------ RECORDED INFORMATION ------
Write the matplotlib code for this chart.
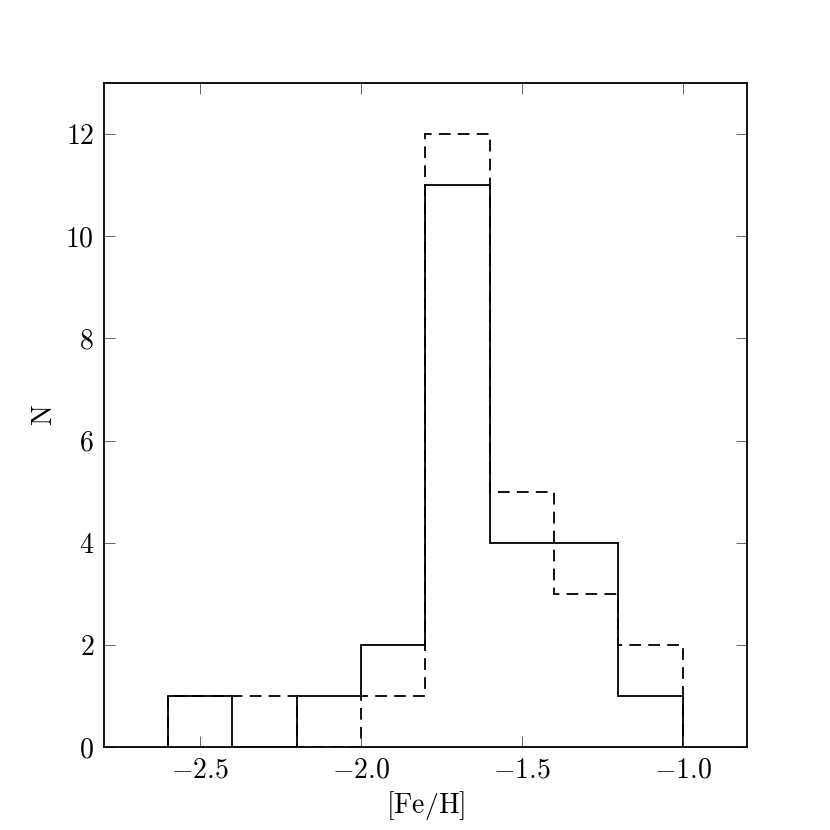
# Metallicity distribution: two step histograms of [Fe/H]
import numpy as np
import matplotlib.pyplot as plt

plt.rcParams['mathtext.fontset'] = 'cm'
plt.rcParams['font.family'] = 'serif'
plt.rcParams['font.serif'] = ['cmr10', 'DejaVu Serif']
plt.rcParams['axes.formatter.use_mathtext'] = True

# bin edges and counts
bin_edges = [-2.6, -2.4, -2.2, -2.0, -1.8, -1.6, -1.4, -1.2, -1.0]
counts_solid = [1, 0, 1, 2, 11, 4, 4, 1]
counts_dashed = [1, 1, 0, 1, 12, 5, 3, 2]

x_ticks = [-2.5, -2.0, -1.5, -1.0]
y_ticks = [0, 2, 4, 6, 8, 10, 12]

fig = plt.figure(figsize=(8.3, 8.3), dpi=100)
ax = fig.add_axes([0.125, 0.1, 0.775, 0.8])

ax.stairs(counts_dashed, bin_edges, color="black", lw=1.3, linestyle=(0, (6.5, 4)))
ax.stairs(counts_solid, bin_edges, color="black", lw=1.3)

ax.set_xlim(-2.8, -0.8)
ax.set_ylim(0, 13)
ax.set_xticks(x_ticks)
ax.set_xticklabels([r"$%.1f$" % t if t >= 0 else r"$-%.1f$" % abs(t) for t in x_ticks])
ax.set_yticks(y_ticks)
ax.set_yticklabels([r"$%d$" % t for t in y_ticks])
ax.tick_params(direction="in", top=True, right=True, length=8, width=0.6,
               color="0.3", labelsize=20, pad=7)
for s in ax.spines.values():
    s.set_linewidth(1.3)

ax.set_xlabel(r"$\mathrm{[Fe/H]}$", fontsize=20, labelpad=4)
ax.set_ylabel(r"$\mathrm{N}$", fontsize=20, labelpad=5)

fig.savefig("out.png", dpi=100)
------
## EXERCISE
Return only the lines running from the top of the data to the line that holds "counts_dashed = [1, 1, 0, 1, 12, 5, 3, 2]". Include both of those lines, but skip the pictures.

## TASK OUTPUT
Write the matplotlib code for this chart.
# Metallicity distribution: two step histograms of [Fe/H]
import numpy as np
import matplotlib.pyplot as plt

plt.rcParams['mathtext.fontset'] = 'cm'
plt.rcParams['font.family'] = 'serif'
plt.rcParams['font.serif'] = ['cmr10', 'DejaVu Serif']
plt.rcParams['axes.formatter.use_mathtext'] = True

# bin edges and counts
bin_edges = [-2.6, -2.4, -2.2, -2.0, -1.8, -1.6, -1.4, -1.2, -1.0]
counts_solid = [1, 0, 1, 2, 11, 4, 4, 1]
counts_dashed = [1, 1, 0, 1, 12, 5, 3, 2]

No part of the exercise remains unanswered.